Public Disclosure/Posted Online: The final bill was posted online at 1:15 am in the morning on Saturday, January 24 – 3 days before Rules Committee review and 4 days before debate on the bill began on the Floor of the House of Representatives. Additionally, as each committee prepared for its markup, it posted a draft of the bill days before (Appropriations 5 days; Ways and Means, 6 days; Energy and Commerce 6 days) so that the American public could read the bill and all Members could actively and effectively participate in the markup.
Republican Floor Amendments: Republicans will be able to offer a full substitute to the American Recovery and Reinvestment Act, as well as three amendments and one bipartisan amendment on the Floor. This has rarely been done in the past, particularly with tax measures.
Original Draft Incorporated Bipartisan/Republican Ideas: The original draft of the Recovery legislation already incorporated key components supported by Republican Members, including:
- Business-friendly Tax Incentives, that represent the top three priorities of House Republicans in bipartisan negotiations over last year’s stimulus bill with a combined cost of $20 billion over 10 years:
- bonus depreciation to spur business investment by businesses, large and small, all across America;
- a Net Operating Losses provision allowing businesses to write off current losses against a longer period of past profits, to get cash flowing immediately to businesses during this credit crunch;
- extending small business expensing, which doubles of the amount that small businesses can immediately write off on their taxes for capital investments and for purchase of new equipment in 2009.
- No Earmarks: Democrats, Republicans and President Obama agreed that this legislation will not contain any earmarked project requested by a specific Member, and it does not.
- Strong Accountability Measures: Members of both parties have called for strict accountability in how taxpayer funds are invested in tax cuts, job creation, or vital services. This legislation has unprecedented levels of accountability, oversight, and transparency, including a dedicated website, recovery.gov, which will allow citizens to track every penny and hold federal, state, and local officials accountable for performance.
Major legislation in past Congresses has often been handled quite differently. Some examples include:
2003 Bush Tax Cuts: The House Ways and Means Committee acted on President Bush’s tax cuts on May 6th. Two days later, the Rules Committee met in emergency session at 9:00 p.m. and reported a closed rule, waiving all points of order against the bill. There were no offsets included to pay for this bill, estimated to cost taxpayers $550 billion over three years. The bill was quickly rammed through the House, with only 1 hour of debate and no amendments permitted -- even though 15 Democratic amendments were submitted, including more at the committee level.

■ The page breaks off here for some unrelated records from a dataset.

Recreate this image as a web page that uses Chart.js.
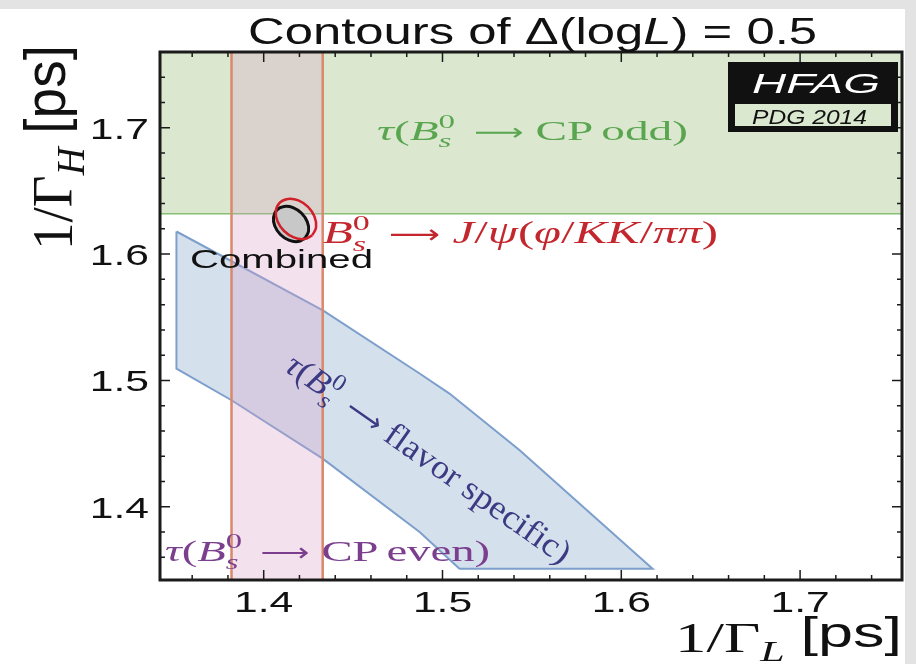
<!DOCTYPE html>
<html>
<head>
<meta charset="utf-8">
<script src="https://cdn.jsdelivr.net/npm/chart.js@4.4.1/dist/chart.umd.min.js"></script>
<style>
  html, body { margin: 0; padding: 0; background: #fff; }
  #wrap { width: 916px; height: 664px; }
</style>
</head>
<body>
<div id="wrap"><canvas id="chart" width="916" height="664"></canvas></div>
<script>
// axis ranges (1/Gamma_L on x, 1/Gamma_H on y), in ps
const xMin = 1.342, xMax = 1.757;
const yMin = 1.342, yMax = 1.760;
const xTicks = [1.4, 1.5, 1.6, 1.7];
const yTicks = [1.4, 1.5, 1.6, 1.7];
const xTickLabels = ['1.4', '1.5', '1.6', '1.7'];
const yTickLabels = ['1.4', '1.5', '1.6', '1.7'];

// tau(Bs -> CP odd): lower bound of the band
const cpOddLow = 1.632;
// tau(Bs -> CP even): band in 1/Gamma_L
const cpEvenLow = 1.382, cpEvenHigh = 1.433;

// tau(Bs -> flavor specific) contour
const flavorX = [1.3512, 1.4331, 1.4872, 1.5039, 1.5430, 1.6175, 1.5095, 1.4872, 1.4328, 1.3820, 1.3512, 1.3512];
const flavorY = [1.6179, 1.5555, 1.5055, 1.4896, 1.4449, 1.3510, 1.3510, 1.3800, 1.4383, 1.4843, 1.5094, 1.6179];

// combined contour
const combX = [1.4232, 1.4191, 1.4141, 1.4093, 1.4062, 1.4055, 1.4074, 1.4114, 1.4164, 1.4212, 1.4244, 1.4251, 1.4232];
const combY = [1.6127, 1.6099, 1.6110, 1.6155, 1.6222, 1.6293, 1.6350, 1.6377, 1.6368, 1.6323, 1.6255, 1.6184, 1.6127];

// Bs -> J/psi(phi/KK/pipi) contour
const jpsiX = [1.4272, 1.4226, 1.4168, 1.4114, 1.4077, 1.4068, 1.4090, 1.4135, 1.4194, 1.4248, 1.4284, 1.4293, 1.4272];
const jpsiY = [1.6149, 1.6119, 1.6132, 1.6183, 1.6260, 1.6342, 1.6407, 1.6437, 1.6425, 1.6373, 1.6297, 1.6214, 1.6149];

const pts = (xs, ys) => xs.map((x, i) => ({ x, y: ys[i] }));

const SERIF = '"Liberation Serif", "DejaVu Serif", serif';
const SANS = '"Liberation Sans", Arial, sans-serif';
const ARROW = '"DejaVu Sans", sans-serif';

function fontOf(s, size) {
  const fam = s.fam || (s.sans ? SANS : SERIF);
  return (s.it ? 'italic ' : '') + (size * (s.k || 1)).toFixed(1) + 'px ' + fam;
}

// lay out a run of text pieces (sub/superscripts, italics, mixed families);
// a piece with `w` is stretched to that many ems
function measure(ctx, segs, size) {
  let x = 0, held = 0;
  const pos = [], nat = [];
  segs.forEach(s => {
    x += (s.pad || 0) * size;
    ctx.font = fontOf(s, size);
    const n = ctx.measureText(s.t).width;
    const w = s.w ? s.w * size : n;
    pos.push(x); nat.push(n);
    if (s.hold) held = w;
    else { x += Math.max(w, held); held = 0; }
  });
  return { pos, nat, width: x };
}

function drawRich(ctx, segs, o) {
  const m = measure(ctx, segs, o.size);
  const sx = o.width ? o.width / m.width : (o.sx || 1);
  const start = o.align === 'center' ? -m.width / 2 : o.align === 'right' ? -m.width : 0;
  ctx.save();
  ctx.translate(o.x, o.y);
  if (o.angle) ctx.rotate(o.angle * Math.PI / 180);
  ctx.scale(sx, o.sy || 1);
  ctx.fillStyle = o.color || '#111';
  ctx.textAlign = 'left';
  ctx.textBaseline = 'alphabetic';
  segs.forEach((s, i) => {
    ctx.font = fontOf(s, o.size);
    const px = start + m.pos[i], py = (s.dy || 0) * o.size;
    if (s.w) {
      ctx.save();
      ctx.translate(px, py);
      ctx.scale(s.w * o.size / m.nat[i], 1);
      ctx.fillText(s.t, 0, 0);
      ctx.restore();
    } else {
      ctx.fillText(s.t, px, py);
    }
  });
  ctx.restore();
}

const Bs = [{ t: 'B', it: 1 }, { t: '0', k: 0.7, dy: -0.42, hold: 1 }, { t: 's', it: 1, k: 0.7, dy: 0.25 }];
const arrow = { t: '⟶', fam: ARROW, k: 0.85, w: 1.05, pad: 0.4 };
const afterArrow = 0.25;

const backdrop = {
  id: 'backdrop',
  beforeDraw(chart) {
    const ctx = chart.ctx;
    ctx.save();
    ctx.fillStyle = '#e3e3e3';
    ctx.fillRect(0, 0, chart.width, chart.height);
    ctx.fillStyle = '#ffffff';
    ctx.fillRect(0, 9, 905, chart.height - 9);
    ctx.restore();
  }
};

const frame = {
  id: 'frame',
  afterDatasetsDraw(chart) {
    const { ctx, chartArea: a, scales: { x, y } } = chart;
    ctx.save();
    ctx.strokeStyle = '#1b1b1b';
    ctx.lineWidth = 1.5;
    ctx.beginPath();
    for (let k = 68; k <= 87; k++) {
      const px = x.getPixelForValue(k / 50);
      const len = k % 5 === 0 ? 10 : 5;
      ctx.moveTo(px, a.bottom); ctx.lineTo(px, a.bottom - len);
      ctx.moveTo(px, a.top); ctx.lineTo(px, a.top + len);
    }
    for (let k = 68; k <= 87; k++) {
      const py = y.getPixelForValue(k / 50);
      const len = k % 5 === 0 ? 10 : 5;
      ctx.moveTo(a.left, py); ctx.lineTo(a.left + len, py);
      ctx.moveTo(a.right, py); ctx.lineTo(a.right - len, py);
    }
    ctx.stroke();
    ctx.lineWidth = 3;
    ctx.strokeRect(a.left, a.top, a.right - a.left, a.bottom - a.top);
    ctx.restore();
  }
};

const labels = {
  id: 'labels',
  afterDraw(chart) {
    const { ctx, scales: { x, y } } = chart;

    xTicks.forEach((v, i) => drawRich(ctx, [{ t: xTickLabels[i], sans: 1 }],
      { x: x.getPixelForValue(v), y: 612, size: 30, sx: 1.42, align: 'center' }));
    yTicks.forEach((v, i) => drawRich(ctx, [{ t: yTickLabels[i], sans: 1 }],
      { x: 149, y: y.getPixelForValue(v) + 11, size: 30, sx: 1.42, align: 'right' }));

    // title
    drawRich(ctx, [{ t: 'Contours of Δ(log', sans: 1 }, { t: 'L', sans: 1, it: 1 }, { t: ') = 0.5', sans: 1 }],
      { x: 248, y: 44, size: 37, width: 569 });

    // axis titles
    drawRich(ctx, [{ t: '1/Γ' }, { t: 'L', it: 1, k: 0.7, dy: 0.22 }, { t: '[ps]', sans: 1, pad: 0.25, dy: -0.12 }],
      { x: 902, y: 652, size: 42, width: 227, align: 'right' });
    drawRich(ctx, [{ t: '1/Γ' }, { t: 'H', it: 1, k: 0.7, dy: 0.22 }, { t: '[ps]', sans: 1, pad: 0.25, dy: -0.12 }],
      { x: 72, y: 250, size: 42, width: 205, sy: 1.35, angle: -90 });

    // HFAG badge
    ctx.save();
    ctx.fillStyle = '#111';
    ctx.fillRect(728, 62, 170, 70);
    ctx.fillStyle = '#d9e8cf';
    ctx.fillRect(735, 104, 156, 22);
    ctx.restore();
    drawRich(ctx, [{ t: 'HFAG', sans: 1, it: 1 }], { x: 752, y: 93, size: 28, width: 128, color: '#fff' });
    drawRich(ctx, [{ t: 'PDG 2014', sans: 1, it: 1 }], { x: 752, y: 124, size: 20, width: 115, color: '#111' });

    // contour labels
    drawRich(ctx, [{ t: 'τ', it: 1 }, { t: '(' }, ...Bs, arrow, { t: 'CP', pad: afterArrow }, { t: 'odd', pad: 0.17 }, { t: ')' }],
      { x: 377, y: 140, size: 28, width: 311, color: '#5aa550' });
    drawRich(ctx, [...Bs, arrow, { t: 'J', it: 1, pad: afterArrow }, { t: '/' }, { t: 'ψ', it: 1 }, { t: '(' }, { t: 'φ', it: 1 },
      { t: '/' }, { t: 'KK', it: 1 }, { t: '/' }, { t: 'ππ', it: 1 }, { t: ')' }],
      { x: 323, y: 243, size: 31, width: 395, color: '#c3262c' });
    drawRich(ctx, [{ t: 'Combined', sans: 1 }], { x: 190, y: 268, size: 26, width: 183, color: '#111' });
    drawRich(ctx, [{ t: 'τ', it: 1 }, { t: '(' }, ...Bs, arrow, { t: 'CP', pad: afterArrow }, { t: 'even', pad: 0.17 }, { t: ')' }],
      { x: 165, y: 561, size: 30, width: 325, color: '#7b3f8e' });
    drawRich(ctx, [{ t: 'τ', it: 1 }, { t: '(' }, ...Bs, arrow, { t: 'flavor specific', pad: afterArrow }, { t: ')' }],
      { x: 283, y: 370, size: 34, width: 340, angle: 35, color: '#3b3a82' });
  }
};

new Chart(document.getElementById('chart'), {
  type: 'line',
  data: {
    datasets: [
      {
        label: 'CP odd',
        data: pts([xMin - 0.01, xMax + 0.01], [cpOddLow, cpOddLow]),
        borderColor: '#86c173', borderWidth: 1.5,
        backgroundColor: '#dbe8cf', fill: 'end', order: 5
      },
      {
        label: 'flavor specific',
        data: pts(flavorX, flavorY),
        borderColor: '#7d9fcc', borderWidth: 2,
        backgroundColor: 'rgba(100,140,190,0.27)', fill: 'shape', order: 4
      },
      {
        label: 'CP even',
        data: pts([cpEvenLow, cpEvenHigh, cpEvenHigh, cpEvenLow, cpEvenLow],
                  [yMin - 0.01, yMin - 0.01, yMax + 0.01, yMax + 0.01, yMin - 0.01]),
        borderColor: '#d8896c', borderWidth: 2.5,
        backgroundColor: 'rgba(215,160,200,0.3)', fill: 'shape', order: 3
      },
      {
        label: 'Combined',
        data: pts(combX, combY),
        borderColor: '#111', borderWidth: 3, tension: 0.45,
        backgroundColor: '#c8c8c8', fill: 'shape', order: 2
      },
      {
        label: 'J/psi',
        data: pts(jpsiX, jpsiY),
        borderColor: '#d0202a', borderWidth: 2.5, tension: 0.45,
        fill: false, order: 1
      }
    ]
  },
  options: {
    responsive: false,
    animation: false,
    devicePixelRatio: 1,
    layout: { padding: { left: 160, top: 52, right: 14, bottom: 84 } },
    elements: { point: { radius: 0, hoverRadius: 0 } },
    scales: {
      x: { type: 'linear', min: xMin, max: xMax, display: false },
      y: { type: 'linear', min: yMin, max: yMax, display: false }
    },
    plugins: { legend: { display: false }, tooltip: { enabled: false }, title: { display: false } }
  },
  plugins: [backdrop, frame, labels]
});
</script>
</body>
</html>
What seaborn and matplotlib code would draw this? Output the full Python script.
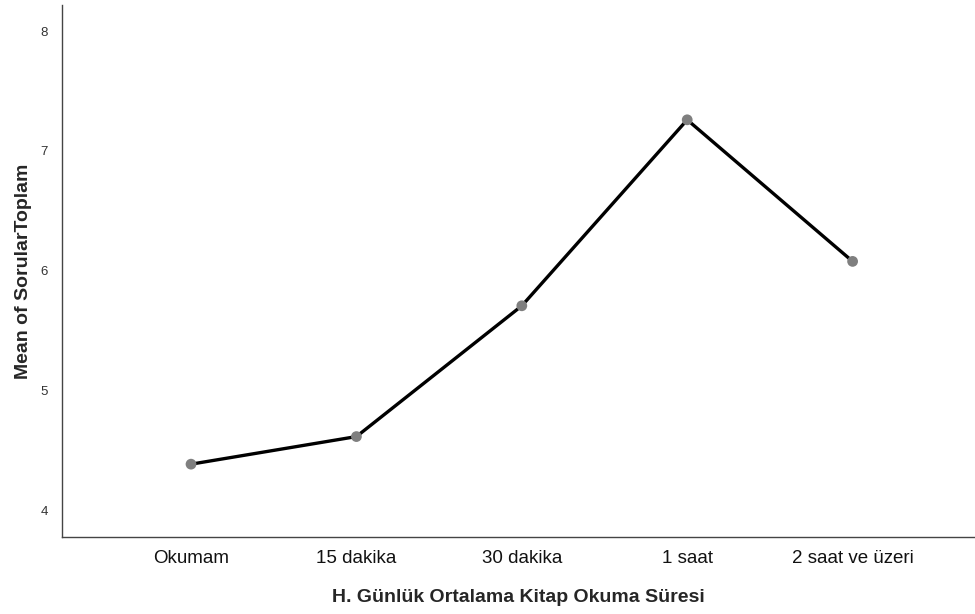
import matplotlib
matplotlib.use('Agg')
import matplotlib.pyplot as plt
import seaborn as sns
import pandas as pd

categories = ['Okumam', '15 dakika', '30 dakika', '1 saat', '2 saat ve üzeri']
means = [4.39, 4.62, 5.71, 7.26, 6.08]
y_ticks = [4, 5, 6, 7, 8]

df = pd.DataFrame({'cat': categories, 'mean': means})

sns.set_style('white')
plt.rcParams['font.family'] = ['Liberation Sans', 'DejaVu Sans']

fig = plt.figure(figsize=(9.75, 6.14), dpi=100)
ax = fig.add_axes([0.0636, 0.1254, 0.9364, 0.8665])

sns.lineplot(data=df, x='cat', y='mean', color='black', linewidth=2.4, sort=False, ax=ax)
sns.scatterplot(data=df, x='cat', y='mean', color='#7f7f7f', s=60, edgecolor='none', zorder=3, ax=ax)

ax.set_xlim(-0.78, 4.74)
ax.set_ylim(3.783, 8.217)
ax.set_yticks(y_ticks)
ax.set_yticklabels([str(t) for t in y_ticks], fontsize=9.5, color='#333333')
ax.tick_params(axis='x', length=0, pad=9, labelsize=13.5, labelcolor='#111111')
ax.tick_params(axis='y', length=0, pad=10)

ax.set_xlabel('H. Günlük Ortalama Kitap Okuma Süresi', fontsize=14, fontweight='bold', labelpad=16)
ax.set_ylabel('Mean of SorularToplam', fontsize=14, fontweight='bold')
ax.yaxis.set_label_coords(-0.033, 0.5)

sns.despine(ax=ax, top=True, right=True)
for s in ['left', 'bottom']:
    ax.spines[s].set_color('#444444')
    ax.spines[s].set_linewidth(1.0)

fig.savefig('out.png', dpi=100)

2003 Pension Bill: The Democratic Minority protested the lack of advance notice of a markup of a bipartisan pension bill that was dramatically rewritten the night before by calling for the reading of the bill, and leaving the committee en masse to the committee library nearby. In response, Ways and Means Chairman Bill Thomas (R-Calif.) called the Capitol Police to evict the Democrats from the library and took away the minority's ability to delay by dispensing with the reading of the bill -- gaveling down the hearing before Rep. Pete Stark (D-Calif.) could speak.
2004 Corporate Tax Bill: The Ways and Means Committee reported H.R. 4520, FSC/ETI Tax bill, and the Rules Committee met at 7 a.m. the next morning so the bill could be considered by the full Congress less than 24 hours after committee action. The bill was sped through the House, with only 1 hour of debate and no amendments permitted to be offered (except for a manager’s amendment). Twenty-one amendments had been requested by the Democratic minority, and even more at the committee level.